Newer teachers want to interact with their principals considerably more than their veteran counterparts. Through increased visibility, building leaders are more likely to catch their teachers in the act of doing great things inside and outside the classroom. These positive affirmations can lead to small nonmonetary celebrations or rewards that will increase teacher job satisfaction and, ultimately, teacher retention.

Be Honest

Through high visibility, principals increase interactions with students, staff, and teachers. This increased availability gives them a greater likelihood of directly communicating with school stakeholders. By strengthening relationships, student achievement and teacher retention can both be improved. In the article “T.O.S.S. It to the New Teacher: The Principal’s Role in the Induction Process,” Pamela Angelle reports that frequent classroom visits by the principal, while initially intimidating, eventually became part of the culture. Teachers began to invite the principals into their rooms because they were proud of their work with the students. Additionally, timely, honest feedback on teacher efficacy from the principal can be a key determining factor in influencing new teachers to remain in the profession.

Be Human

Newer teachers want to develop relationships with their principals. By having personal knowledge of their leaders’ beliefs and values, it helps to develop a shared value system that defines the culture of the building. While school culture can be predominantly driven by the collective staff, the principal plays a key role. Building leaders need to understand the importance of building cultural norms, spearheading change efforts that drive school improvement, and increasing personal interactions with school stakeholders.

Be Encouraging

Recruit veteran teachers to embrace leadership roles within the faculty, specifically in mentoring newly hired teachers. Veteran teachers typically perceive specific leadership behaviors of their principal to be less important than supporting teacher retention, whereas newer teachers prioritize principal behaviors. If veteran teachers are encouraged to become leaders in the faculty, they will obtain a greater appreciation for effective leadership.

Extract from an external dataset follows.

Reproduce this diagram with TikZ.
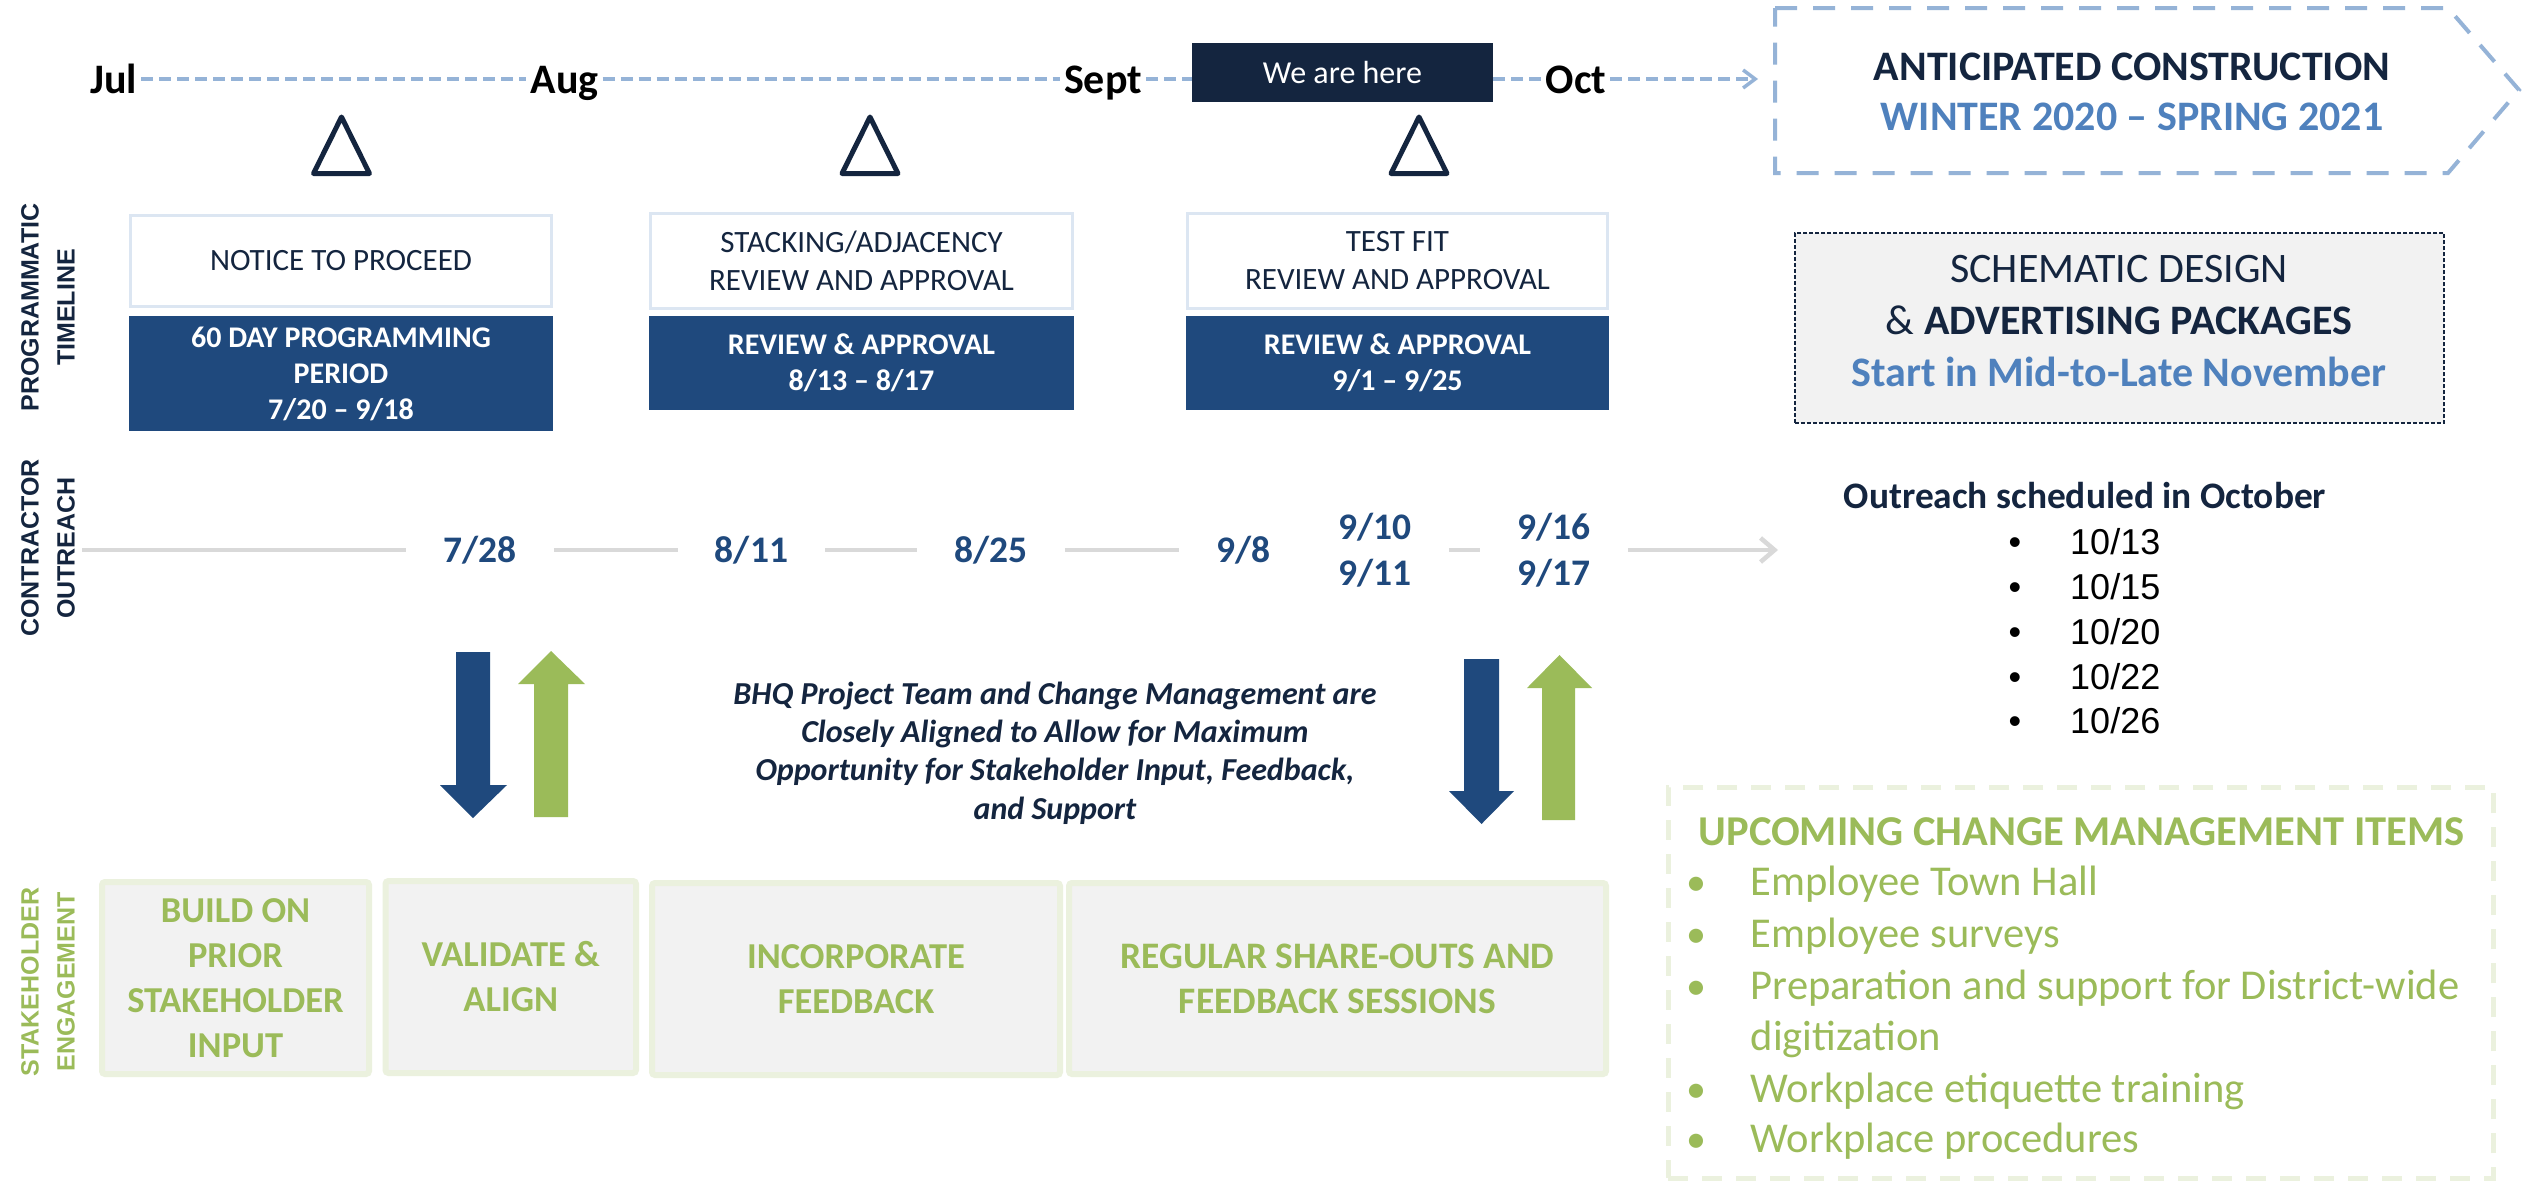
\documentclass[tikz,border=0pt]{standalone}
\usepackage{fontspec}
\setmainfont{Carlito}
\newfontfamily\arialf{Liberation Sans}
\usetikzlibrary{arrows.meta}
\definecolor{navy}{HTML}{14253F}
\definecolor{boxblue}{HTML}{1F497D}
\definecolor{lblue}{HTML}{95B3D7}
\definecolor{midblue}{HTML}{4F81BD}
\definecolor{grn}{HTML}{9BBB59}
\definecolor{lgrn}{HTML}{EBF1DE}
\definecolor{lgray}{HTML}{D9D9D9}
\definecolor{fillgray}{HTML}{F2F2F2}
\definecolor{wborder}{HTML}{DCE6F2}
\begin{document}
\begin{tikzpicture}[x=1pt,y=-1pt,
  monthlbl/.style={anchor=base, inner xsep=4pt, inner ysep=0pt, font=\fontsize{42}{50}\selectfont\bfseries, text=black},
  tldash/.style={draw=lblue, line width=3.5pt, dash pattern=on 12pt off 6pt},
  wbox/.style={draw=wborder, line width=3pt, fill=white, text=navy, align=center, font=\fontsize{31}{38}\selectfont, inner sep=0pt},
  bbox/.style={fill=boxblue, text=white, align=center, font=\fontsize{30}{36}\selectfont\bfseries, inner sep=0pt},
  trimark/.style={draw=navy, line width=5pt, line join=round},
  datenode/.style={text=boxblue, font=\fontsize{37.5}{46}\selectfont\bfseries, align=center, inner xsep=37pt, inner ysep=0pt},
  gline/.style={draw=lgray, line width=4.5pt},
  sbox/.style={draw=lgrn, line width=6pt, fill=fillgray, rounded corners=3pt, text=grn, align=center, font=\fontsize{36.5}{45}\selectfont\bfseries, inner sep=0pt},
  vlab/.style={rotate=90, align=center, inner sep=0pt, font=\arialf\fontsize{25}{36}\selectfont\bfseries},
  chev/.style={draw=lblue, line width=4pt, dash pattern=on 22pt off 16pt},
  obul/.style={anchor=base, inner sep=0pt, font=\arialf\fontsize{36}{44}\selectfont, text=black},
  oitem/.style={anchor=base west, inner sep=0pt, font=\arialf\fontsize{36}{44}\selectfont, text=black},
  cbul/.style={anchor=base, inner sep=0pt, font=\fontsize{40}{48}\selectfont, text=grn},
  citem/.style={anchor=base west, inner sep=0pt, font=\fontsize{42.5}{48}\selectfont, text=grn}
]
\useasboundingbox (0,0) rectangle (2522,1181);
\fill[white] (0,0) rectangle (2522,1181);

% ---------- top timeline ----------
\coordinate (tly) at (0,79);
\node[monthlbl] (jul) at (113.5,93) {Jul};
\node[monthlbl] (aug) at (564.5,93) {Aug};
\node[monthlbl] (sept) at (1103,93) {Sept};
\node[monthlbl] (oct) at (1576,93) {Oct};
\node[fill=navy, text=white, minimum width=301pt, minimum height=59pt, inner sep=0pt, font=\fontsize{32}{38}\selectfont] (here) at (1342.5,72.5) {We are here};
\coordinate (tlend) at (1758,79);
\draw[tldash] (jul.east |- tly) -- (aug.west |- tly);
\draw[tldash] (aug.east |- tly) -- (sept.west |- tly);
\draw[tldash] (sept.east |- tly) -- (here.west |- tly);
\draw[tldash] (here.east |- tly) -- (oct.west |- tly);
\draw[tldash, -{Straight Barb[length=12pt,width=18pt]}] (oct.east |- tly) -- (tlend);

% triangles
\foreach \cx in {341.5,870,1419}{
  \draw[trimark] (\cx,117) -- (\cx+28,173.5) -- (\cx-28,173.5) -- cycle;
}

% ---------- programmatic boxes ----------
\node[wbox, minimum width=421pt, minimum height=91pt] (w1) at (341,261) {NOTICE TO PROCEED};
\node[bbox, minimum width=424pt, minimum height=115pt] (b1) at (341,373.5) {60 DAY PROGRAMMING\\PERIOD\\7/20 – 9/18};
\node[wbox, minimum width=422pt, minimum height=95pt] (w2) at (861.5,261) {STACKING/ADJACENCY\\REVIEW AND APPROVAL};
\node[bbox, minimum width=425pt, minimum height=94pt] (b2) at (861.5,363) {REVIEW \& APPROVAL\\8/13 – 8/17};
\node[wbox, minimum width=420pt, minimum height=95pt] (w3) at (1397.5,261) {TEST FIT\\REVIEW AND APPROVAL};
\node[bbox, minimum width=423pt, minimum height=94pt] (b3) at (1397.5,363) {REVIEW \& APPROVAL\\9/1 – 9/25};

% ---------- anticipated construction ----------
\draw[chev] (1775,8) -- (2448,8) -- (2519,90) -- (2448,173) -- (1775,173) -- cycle;
\node[align=center, inner sep=0pt, font=\fontsize{42}{50}\selectfont\bfseries, text=navy] (antic) at (2132,92) {ANTICIPATED CONSTRUCTION\\\textcolor{midblue}{WINTER 2020 – SPRING 2021}};

% ---------- schematic design ----------
\node[draw=navy, dash pattern=on 4pt off 2pt, line width=1.8pt, fill=fillgray, minimum width=649pt, minimum height=190pt] (sch) at (2119.5,328) {};
\node[align=center, inner sep=0pt, font=\fontsize{42}{52}\selectfont, text=navy] (schtxt) at (2119,321.5) {SCHEMATIC DESIGN\\\& \textbf{ADVERTISING PACKAGES}\\\textcolor{midblue}{\textbf{Start in Mid-to-Late November}}};

% ---------- contractor outreach ----------
\coordinate (cstart) at (82,550);
\coordinate (cend) at (1778,550);
\node[datenode] (d728) at (480,550) {7/28};
\node[datenode] (d811) at (751.5,550) {8/11};
\node[datenode] (d825) at (991,550) {8/25};
\node[datenode] (d98) at (1243.5,550) {9/8};
\node[datenode] (d910) at (1375,550) {9/10\\9/11};
\node[datenode] (d916) at (1554,550) {9/16\\9/17};
\draw[gline] (cstart) -- (d728.west);
\draw[gline] (d728.east) -- (d811.west);
\draw[gline] (d811.east) -- (d825.west);
\draw[gline] (d825.east) -- (d98.west);
\draw[gline] (d910.east) -- (d916.west);
\draw[gline, -{Straight Barb[length=14pt,width=24pt]}] (d916.east) -- (cend);

% outreach list
\node[anchor=base, inner sep=0pt, font=\fontsize{37.4}{44}\selectfont\bfseries, text=navy] (outh) at (2085,508) {Outreach scheduled in October};
\node[obul] (ob1) at (2015,554) {•}; \node[oitem] (oi1) at (2070,554) {10/13};
\node[obul] (ob2) at (2015,599) {•}; \node[oitem] (oi2) at (2070,599) {10/15};
\node[obul] (ob3) at (2015,644) {•}; \node[oitem] (oi3) at (2070,644) {10/20};
\node[obul] (ob4) at (2015,689) {•}; \node[oitem] (oi4) at (2070,689) {10/22};
\node[obul] (ob5) at (2015,733) {•}; \node[oitem] (oi5) at (2070,733) {10/26};

% ---------- block arrows ----------
\fill[boxblue] (456,652) -- (490,652) -- (490,785) -- (507,785) -- (473,818) -- (440,785) -- (456,785) -- cycle;
\fill[grn] (534,817) -- (568,817) -- (568,684) -- (585,684) -- (551,651) -- (518,684) -- (534,684) -- cycle;
\fill[boxblue] (1464,659) -- (1499,659) -- (1499,791) -- (1514,791) -- (1481.5,824) -- (1449,791) -- (1464,791) -- cycle;
\fill[grn] (1542,820) -- (1575,820) -- (1575,688) -- (1592,688) -- (1559.5,655) -- (1527,688) -- (1542,688) -- cycle;

\node[align=center, inner sep=0pt, font=\fontsize{32}{38.3}\selectfont\bfseries\itshape, text=navy] (msg) at (1055,753) {BHQ Project Team and Change Management are\\Closely Aligned to Allow for Maximum\\Opportunity for Stakeholder Input, Feedback,\\and Support};

% ---------- stakeholder engagement ----------
\node[sbox, minimum width=267pt, minimum height=192pt] (s1) at (235.5,978) {BUILD ON\\PRIOR\\STAKEHOLDER\\INPUT};
\node[sbox, minimum width=250.5pt, minimum height=192pt] (s2) at (510.75,977) {VALIDATE \&\\ALIGN};
\node[sbox, minimum width=408pt, minimum height=192pt] (s3) at (856,979) {INCORPORATE\\FEEDBACK};
\node[sbox, minimum width=537pt, minimum height=191pt, font=\fontsize{37.4}{45}\selectfont\bfseries] (s4) at (1337.5,978.5) {REGULAR SHARE-OUTS AND\\FEEDBACK SESSIONS};

% ---------- vertical labels ----------
\node[vlab, text=navy] (vl1) at (48,307.5) {PROGRAMMATIC\\TIMELINE};
\node[vlab, text=navy] (vl2) at (48,548) {CONTRACTOR\\OUTREACH};
\node[vlab, text=grn] (vl3) at (48,982) {STAKEHOLDER\\ENGAGEMENT};

% ---------- change management ----------
\node[draw=lgrn, line width=5pt, dash pattern=on 20pt off 14pt, minimum width=825pt, minimum height=391pt, inner sep=0pt] (cm) at (2080.5,982.5) {};
\node[anchor=base west, inner sep=0pt, font=\fontsize{42.5}{48}\selectfont\bfseries, text=grn] (cmh) at (1698.5,845) {UPCOMING CHANGE MANAGEMENT ITEMS};
\node[cbul] (cb1) at (1696,895.5) {•}; \node[citem] (ci1) at (1750.6,895.5) {Employee Town Hall};
\node[cbul] (cb2) at (1696,947.5) {•}; \node[citem] (ci2) at (1750.6,947.5) {Employee surveys};
\node[cbul] (cb3) at (1696,999.5) {•}; \node[citem] (ci3) at (1750.6,999.5) {Preparation and support for District-wide};
\node[citem] (ci3b) at (1750.6,1050.5) {digitization};
\node[cbul] (cb4) at (1696,1102.5) {•}; \node[citem] (ci4) at (1750.6,1102.5) {Workplace etiquette training};
\node[cbul] (cb5) at (1696,1152.5) {•}; \node[citem] (ci5) at (1750.6,1152.5) {Workplace procedures};
\end{tikzpicture}
\end{document}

Inexperienced teachers may be more likely to seek out a veteran colleague for advice than their principal. By having veteran teachers trained and knowledgeable about the shared beliefs within the school, those new or inexperienced teachers will receive a consistent message about school culture that may be more meaningful and valid if it comes from a veteran colleague. In turn, the veteran teacher will receive validation and affirmation, which may lead to greater job satisfaction and performance.

Ultimately, relationships matter. The soft skills that we so desperately expect our teachers to utilize with their students are just as important for principals to use with their staff. Gone are the days when the principal focused primarily on management, budgeting, resource allocation, and the master schedule. Today’s principals need to be team leaders and head cheerleaders, focusing on the inclusivity of all stakeholders by creating and maintaining a collaborative school culture in which teachers would not dream of leaving, realizing that the grass is not always greener on the other side of the fence.


Antonio W. Abitabile, EdD, is the superintendent of Lansingburgh School District in Troy, NY.


Sidebar: Building Ranks™ Connections

Dimension: Human Capital Management

Ensure that opportunities exist for staff members to develop their skills through efforts that are job-embedded, individualized for their needs, and appropriate for adult learners. By developing systems and protocols, you and your leadership team can provide regular, actionable feedback to drive improvements in staff members’ practice. Staff members should have development plans that help them fulfill their greatest potential in driving student learning, and you should work to ensure that resources are available for those staff development efforts. Just as schools care for the student as the whole child, you too can care for your staff members’ well-being and work-life balance. Doing so will help retain top talent and anticipate successions and turnover to minimize disruptions in student learning.

Human Capital Management is part of the Leading Learning domain of Building Ranks.